<<<<

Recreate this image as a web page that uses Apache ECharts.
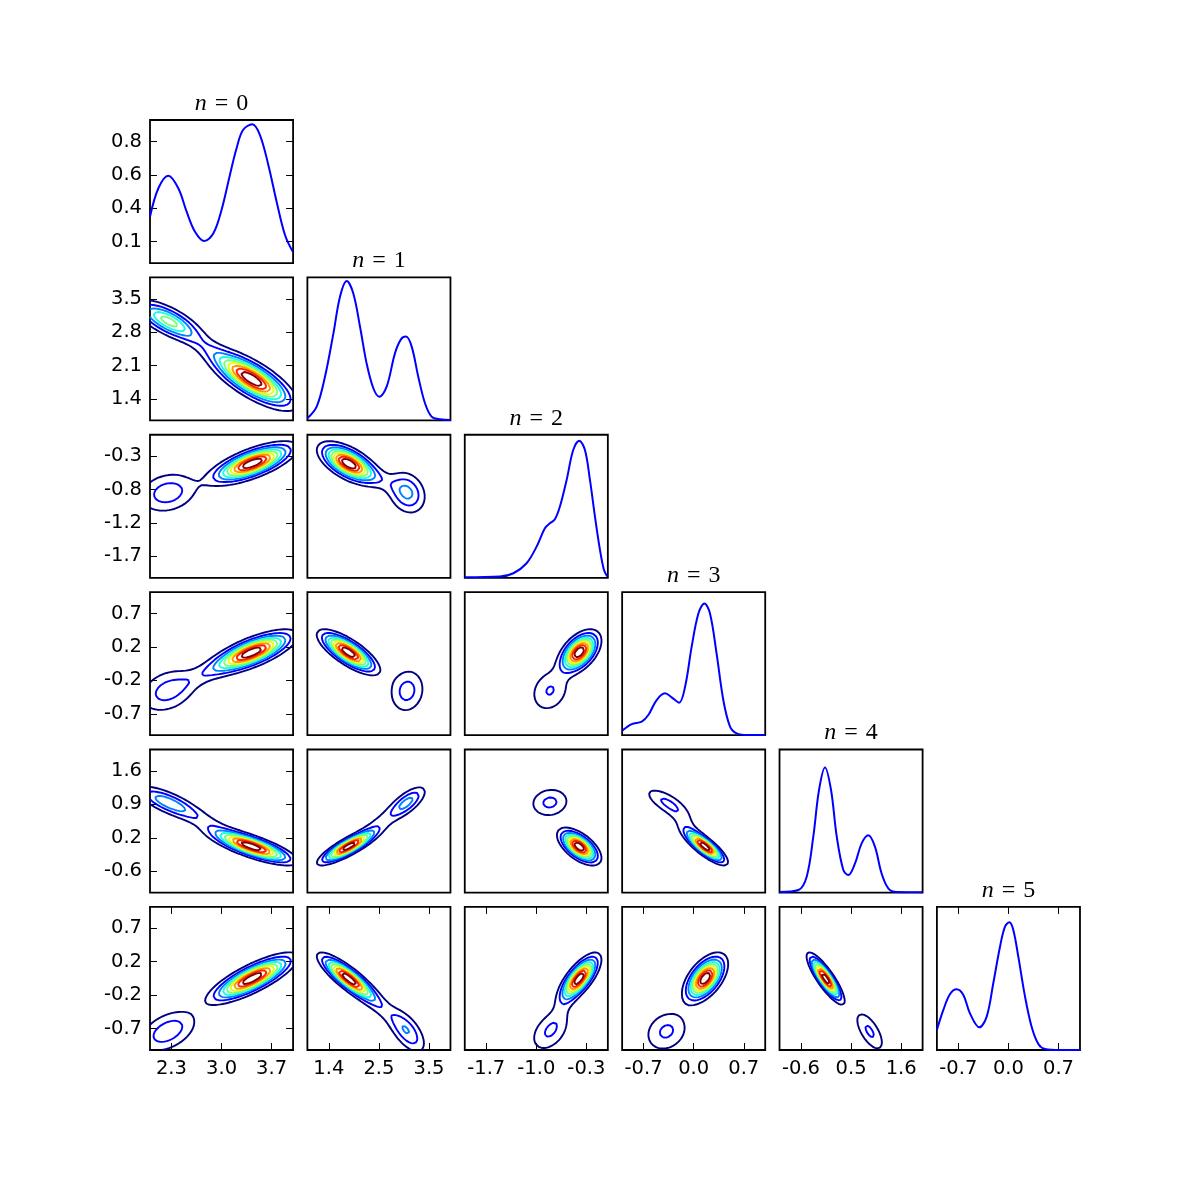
<!DOCTYPE html>
<html><head><meta charset="utf-8">
<script src="https://cdn.jsdelivr.net/npm/echarts@6/dist/echarts.min.js"></script>
<style>html,body{margin:0;padding:0;background:#fff}#c{width:1200px;height:1200px}</style>
</head><body><div id="c"></div>
<script>
// ---------------- data ----------------
const titles = ['0', '1', '2', '3', '4', '5'];
const varMin = [2.0, 0.97, -2.0, -1.0, -1.02, -1.0];
const varMax = [4.0, 3.97, 0.0, 1.0, 2.06, 1.0];
const xTickLabels = [['2.3','3.0','3.7'], ['1.4','2.5','3.5'], ['-1.7','-1.0','-0.3'], ['-0.7','0.0','0.7'], ['-0.6','0.5','1.6'], ['-0.7','0.0','0.7']];
const yTickLabels = [['0.1','0.4','0.6','0.8'], ['1.4','2.1','2.8','3.5'], ['-1.7','-1.2','-0.8','-0.3'], ['-0.7','-0.2','0.2','0.7'], ['-0.6','0.2','0.9','1.6'], ['-0.7','-0.2','0.2','0.7']];
const xTickFrac = [0.15, 0.5, 0.85];
const yTickFrac = [0.15, 0.38333, 0.61667, 0.85];

// diagonal (1D) density curves
const diagX0 = [2.0, 2.117, 2.256, 2.396, 2.512, 2.629, 2.76, 2.886, 3.0, 3.117, 3.21, 3.30, 3.43, 3.537, 3.654, 3.77, 3.887, 3.995];
const diagY0 = [0.324, 0.523, 0.611, 0.523, 0.359, 0.219, 0.154, 0.208, 0.371, 0.616, 0.802, 0.93, 0.97, 0.895, 0.686, 0.429, 0.196, 0.08];
const diagX1 = [0.97, 1.165, 1.339, 1.516, 1.654, 1.795, 1.933, 2.074, 2.212, 2.353, 2.479, 2.632, 2.806, 2.932, 3.037, 3.157, 3.295, 3.436, 3.574, 3.751, 3.97];
const diagY1 = [0.015, 0.097, 0.306, 0.609, 0.865, 0.974, 0.888, 0.655, 0.399, 0.225, 0.166, 0.236, 0.469, 0.567, 0.586, 0.516, 0.306, 0.12, 0.027, 0.008, 0.003];
const diagX2 = [-2.0, -1.506, -1.32, -1.136, -0.996, -0.88, -0.81, -0.74, -0.67, -0.576, -0.484, -0.40, -0.32, -0.25, -0.18, -0.11, -0.054, -0.008];
const diagY2 = [0.004, 0.009, 0.032, 0.102, 0.218, 0.346, 0.381, 0.409, 0.498, 0.684, 0.893, 0.959, 0.893, 0.684, 0.428, 0.195, 0.055, 0.009];
const diagX3 = [-1.0, -0.866, -0.726, -0.634, -0.518, -0.4, -0.308, -0.204, -0.12, -0.028, 0.066, 0.15, 0.228, 0.32, 0.414, 0.508, 0.6, 0.764, 1.0];
const diagY3 = [0.032, 0.078, 0.095, 0.141, 0.246, 0.293, 0.265, 0.227, 0.339, 0.619, 0.851, 0.921, 0.851, 0.572, 0.246, 0.06, 0.013, 0.001, 0.001];
const diagX4 = [-1.02, -0.613, -0.435, -0.293, -0.17, -0.041, 0.089, 0.212, 0.354, 0.461, 0.606, 0.748, 0.893, 1.034, 1.176, 1.321, 1.499, 2.06];
const diagY4 = [0.004, 0.018, 0.111, 0.391, 0.717, 0.875, 0.717, 0.391, 0.158, 0.123, 0.205, 0.344, 0.4, 0.321, 0.135, 0.03, 0.004, 0.002];
const diagX5 = [-1.0, -0.91, -0.816, -0.724, -0.63, -0.538, -0.406, -0.304, -0.212, -0.118, -0.048, 0.012, 0.068, 0.138, 0.232, 0.324, 0.418, 0.512, 0.72, 1.0];
const diagY5 = [0.14, 0.28, 0.391, 0.424, 0.384, 0.256, 0.158, 0.233, 0.466, 0.722, 0.862, 0.892, 0.839, 0.652, 0.373, 0.163, 0.042, 0.007, 0, 0];

// two-component model of the 2D densities
const mixWeights = [0.72, 0.28];
const meanMain = [3.43, 1.83, -0.40, 0.16, -0.03, 0.00];
const meanSec  = [2.25, 3.06, -0.81, -0.38, 0.92, -0.74];
const sdMain = [0.30, 0.31, 0.145, 0.15, 0.19, 0.17];
const sdSec  = [0.26, 0.24, 0.18, 0.20, 0.21, 0.19];
// pairs: (0,1)(0,2)(0,3)(0,4)(0,5)(1,2)(1,3)(1,4)(1,5)(2,3)(2,4)(2,5)(3,4)(3,5)(4,5)
const corrMain = [-0.75, 0.70, 0.72, -0.78, 0.80, -0.60, -0.76, 0.85, -0.85, 0.50, -0.60, 0.72, -0.82, 0.55, -0.85];
const corrSec  = [-0.70, 0.20, 0.30, -0.74, 0.45, -0.20, 0.10, 0.70, -0.60, 0.20, 0.10, 0.40, -0.70, 0.20, -0.65];
// thin density ridge joining the two clusters (peak, relative to the main peak)
const bridgeLevel = [0.13, 0.0, 0.12, 0.13, 0.0, 0.11, 0.0, 0.13, 0.13, 0.0, 0.0, 0.07, 0.12, 0.0, 0.0];
const levelFractions = [0.1, 0.2, 0.3, 0.4, 0.5, 0.6, 0.7, 0.8, 0.9];

// ---------------- helpers ----------------
const diagX = [diagX0, diagX1, diagX2, diagX3, diagX4, diagX5];
const diagY = [diagY0, diagY1, diagY2, diagY3, diagY4, diagY5];
function pairIndex(i, j) { let k = 0; for (let a = 0; a < 6; a++) for (let b = a + 1; b < 6; b++) { if (a === i && b === j) return k; k++; } return -1; }
function g2(x, y, mx, my, sx, sy, r) {
  const dx = (x - mx) / sx, dy = (y - my) / sy;
  const q = (dx * dx - 2 * r * dx * dy + dy * dy) / (1 - r * r);
  return Math.exp(-0.5 * q) / (2 * Math.PI * sx * sy * Math.sqrt(1 - r * r));
}
function jet(t) {
  function seg(pts) { for (let k = 1; k < pts.length; k++) { if (t <= pts[k][0]) { const a = pts[k-1], b = pts[k]; return a[1] + (b[1]-a[1]) * (t - a[0]) / (b[0]-a[0]); } } return pts[pts.length-1][1]; }
  const r = seg([[0,0],[0.35,0],[0.66,1],[0.89,1],[1,0.5]]);
  const g = seg([[0,0],[0.125,0],[0.375,1],[0.64,1],[0.91,0],[1,0]]);
  const b = seg([[0,0.5],[0.11,1],[0.34,1],[0.65,0],[1,0]]);
  return 'rgb(' + Math.round(r*255) + ',' + Math.round(g*255) + ',' + Math.round(b*255) + ')';
}
function contourLines(f, xs, ys, level) {
  const nx = xs.length, ny = ys.length, V = nx * ny;
  const pts = new Map(), adj = new Map();
  function ep(id, i0, j0, i1, j1) {
    if (!pts.has(id)) {
      const a = f[j0*nx+i0], b = f[j1*nx+i1];
      const t = (level - a) / (b - a);
      pts.set(id, [xs[i0] + t * (xs[i1] - xs[i0]), ys[j0] + t * (ys[j1] - ys[j0])]);
    }
    return id;
  }
  function link(a, b) {
    if (!adj.has(a)) adj.set(a, []);
    if (!adj.has(b)) adj.set(b, []);
    adj.get(a).push(b); adj.get(b).push(a);
  }
  for (let j = 0; j < ny - 1; j++) for (let i = 0; i < nx - 1; i++) {
    const v0 = f[j*nx+i], v1 = f[j*nx+i+1], v2 = f[(j+1)*nx+i+1], v3 = f[(j+1)*nx+i];
    const c = (v0 > level ? 1 : 0) | (v1 > level ? 2 : 0) | (v2 > level ? 4 : 0) | (v3 > level ? 8 : 0);
    if (c === 0 || c === 15) continue;
    const B = () => ep(j*nx+i, i, j, i+1, j);
    const R = () => ep(V + j*nx+i+1, i+1, j, i+1, j+1);
    const T = () => ep((j+1)*nx+i, i, j+1, i+1, j+1);
    const L = () => ep(V + j*nx+i, i, j, i, j+1);
    if (c === 5 || c === 10) {
      const center = (v0 + v1 + v2 + v3) / 4 > level;
      if ((c === 5) === center) { link(B(), R()); link(T(), L()); }
      else { link(L(), B()); link(R(), T()); }
      continue;
    }
    const e = [];
    if ((c & 1) !== ((c >> 1) & 1)) e.push(B());
    if (((c >> 1) & 1) !== ((c >> 2) & 1)) e.push(R());
    if (((c >> 2) & 1) !== ((c >> 3) & 1)) e.push(T());
    if (((c >> 3) & 1) !== (c & 1)) e.push(L());
    if (e.length === 2) link(e[0], e[1]);
  }
  const visited = new Set(), lines = [];
  function walk(start) {
    const line = [];
    let prev = -1, cur = start, last = start;
    while (cur !== undefined && !visited.has(cur)) {
      visited.add(cur); line.push(pts.get(cur)); last = cur;
      let next;
      for (const n of adj.get(cur)) if (n !== prev && !visited.has(n)) { next = n; break; }
      prev = cur; cur = next;
    }
    if (adj.get(start).length === 2 && adj.get(last).indexOf(start) >= 0 && line.length > 2) line.push(pts.get(start));
    lines.push(line);
  }
  for (const [id, nb] of adj) if (nb.length === 1 && !visited.has(id)) walk(id);
  for (const [id] of adj) if (!visited.has(id)) walk(id);
  return lines;
}

// ---------------- layout ----------------
const L0 = 150, T0 = 120, STEP = 157.38, SZ = 143.08;
const grids = [], xAxes = [], yAxes = [], series = [], graphics = [];
function tickVals(fr, lo, hi) { return fr.map(f => lo + f * (hi - lo)); }
function makeFmt(vals, labels) {
  return function (v) { let b = 0, bd = Infinity; vals.forEach((t, k) => { const d = Math.abs(t - v); if (d < bd) { bd = d; b = k; } }); return labels[b]; };
}
function axisCfg(gi, lo, hi, pos, showTicks, showLabels, vals, labs, isX) {
  return {
    type: 'value', gridIndex: gi, min: lo, max: hi, position: pos,
    splitLine: { show: false }, axisLine: { show: false, onZero: false },
    axisTick: { show: showTicks, inside: true, length: 7, customValues: vals, lineStyle: { color: '#000', width: 1 } },
    axisLabel: { show: showLabels, customValues: vals, formatter: labs ? makeFmt(vals, labs) : null,
      margin: isX ? 9 : 8, fontFamily: 'DejaVu Sans', fontSize: 19.5, color: '#000' }
  };
}
for (let r = 0; r < 6; r++) for (let c = 0; c <= r; c++) {
  const gi = grids.length;
  const gl = L0 + STEP * c, gt = T0 + STEP * r;
  grids.push({ left: gl, top: gt, width: SZ, height: SZ, show: true, borderColor: '#000', borderWidth: 1.8, backgroundColor: 'rgba(0,0,0,0)', containLabel: false });
  const diag = r === c;
  const xlo = varMin[c], xhi = varMax[c];
  const ylo = diag ? 0 : varMin[r], yhi = diag ? 1 : varMax[r];
  const bottom = r === 5, left = c === 0;
  const xv = tickVals(xTickFrac, xlo, xhi), yv = tickVals(yTickFrac, ylo, yhi);
  const xi = xAxes.length;
  xAxes.push(axisCfg(gi, xlo, xhi, 'bottom', bottom, bottom, xv, xTickLabels[c], true));
  if (bottom) xAxes.push(axisCfg(gi, xlo, xhi, 'top', true, false, xv, null, true));
  const yi = yAxes.length;
  yAxes.push(axisCfg(gi, ylo, yhi, 'left', left, left, yv, yTickLabels[r], false));
  if (left) yAxes.push(axisCfg(gi, ylo, yhi, 'right', true, false, yv, null, false));

  if (diag) {
    series.push({ type: 'line', xAxisIndex: xi, yAxisIndex: yi, data: diagX[c].map((x, k) => [x, diagY[c][k]]),
      smooth: 0.35, symbol: 'none', silent: true, lineStyle: { color: '#0000ff', width: 2 }, z: 3 });
    graphics.push({ type: 'text', x: gl + SZ / 2, y: gt - 16.5, silent: true,
      style: { text: '{n|n}{e|=}{d|' + titles[c] + '}', align: 'center', verticalAlign: 'middle', textAlign: 'center', textVerticalAlign: 'middle',
        rich: { n: { fontFamily: 'Liberation Serif', fontStyle: 'italic', fontSize: 24, fill: '#000' },
                e: { fontFamily: 'Liberation Serif', fontSize: 24, padding: [0, 8, 0, 8], fill: '#000' },
                d: { fontFamily: 'Liberation Serif', fontSize: 24, fill: '#000' } } } });
  } else {
    const p = pairIndex(c, r);
    const n = 121, xs = [], ys = [], f = new Float64Array(n * n);
    for (let k = 0; k < n; k++) { xs.push(xlo + (xhi - xlo) * k / (n - 1)); ys.push(ylo + (yhi - ylo) * k / (n - 1)); }
    // ridge between the clusters, in panel-fraction units
    const wx = xhi - xlo, wy = yhi - ylo;
    const mx = (meanMain[c] + meanSec[c]) / 2, my = (meanMain[r] + meanSec[r]) / 2;
    const ddx = (meanSec[c] - meanMain[c]) / wx, ddy = (meanSec[r] - meanMain[r]) / wy;
    const dlen = Math.hypot(ddx, ddy), ux = ddx / dlen, uy = ddy / dlen;
    const La = 0.26 * dlen, Wb = 0.045;
    const mainPeak = mixWeights[0] / (2 * Math.PI * sdMain[c] * sdMain[r] * Math.sqrt(1 - corrMain[p] * corrMain[p]));
    let fmax = 0;
    for (let j = 0; j < n; j++) for (let i = 0; i < n; i++) {
      let v = mixWeights[0] * g2(xs[i], ys[j], meanMain[c], meanMain[r], sdMain[c], sdMain[r], corrMain[p])
            + mixWeights[1] * g2(xs[i], ys[j], meanSec[c], meanSec[r], sdSec[c], sdSec[r], corrSec[p]);
      if (bridgeLevel[p] > 0) {
        const bx = (xs[i] - mx) / wx, by = (ys[j] - my) / wy;
        const a = bx * ux + by * uy, b = -bx * uy + by * ux;
        v += bridgeLevel[p] * mainPeak * Math.exp(-0.5 * (a * a / (La * La) + b * b / (Wb * Wb)));
      }
      f[j * n + i] = v; if (v > fmax) fmax = v;
    }
    levelFractions.forEach((lf, li) => {
      const col = jet(li / (levelFractions.length - 1));
      contourLines(f, xs, ys, lf * fmax).forEach(line => {
        series.push({ type: 'line', xAxisIndex: xi, yAxisIndex: yi, data: line, symbol: 'none', silent: true,
          lineStyle: { color: col, width: 1.9 }, z: 3 });
      });
    });
  }
}
const chart = echarts.init(document.getElementById('c'), null, { width: 1200, height: 1200 });
chart.setOption({ animation: false, backgroundColor: '#fff', grid: grids, xAxis: xAxes, yAxis: yAxes, series: series, graphic: graphics });
</script></body></html>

>>>>

SHORT EXERCISE ▸ Write out an exact copy of the listing, first line through the line containing "const yTickFrac = [0.15, 0.38333, 0.61667, 0.85];", with the pictures left out.

SOLUTION FOR THIS EXERCISE ▸
Recreate this image as a web page that uses Apache ECharts.
<!DOCTYPE html>
<html><head><meta charset="utf-8">
<script src="https://cdn.jsdelivr.net/npm/echarts@6/dist/echarts.min.js"></script>
<style>html,body{margin:0;padding:0;background:#fff}#c{width:1200px;height:1200px}</style>
</head><body><div id="c"></div>
<script>
// ---------------- data ----------------
const titles = ['0', '1', '2', '3', '4', '5'];
const varMin = [2.0, 0.97, -2.0, -1.0, -1.02, -1.0];
const varMax = [4.0, 3.97, 0.0, 1.0, 2.06, 1.0];
const xTickLabels = [['2.3','3.0','3.7'], ['1.4','2.5','3.5'], ['-1.7','-1.0','-0.3'], ['-0.7','0.0','0.7'], ['-0.6','0.5','1.6'], ['-0.7','0.0','0.7']];
const yTickLabels = [['0.1','0.4','0.6','0.8'], ['1.4','2.1','2.8','3.5'], ['-1.7','-1.2','-0.8','-0.3'], ['-0.7','-0.2','0.2','0.7'], ['-0.6','0.2','0.9','1.6'], ['-0.7','-0.2','0.2','0.7']];
const xTickFrac = [0.15, 0.5, 0.85];
const yTickFrac = [0.15, 0.38333, 0.61667, 0.85];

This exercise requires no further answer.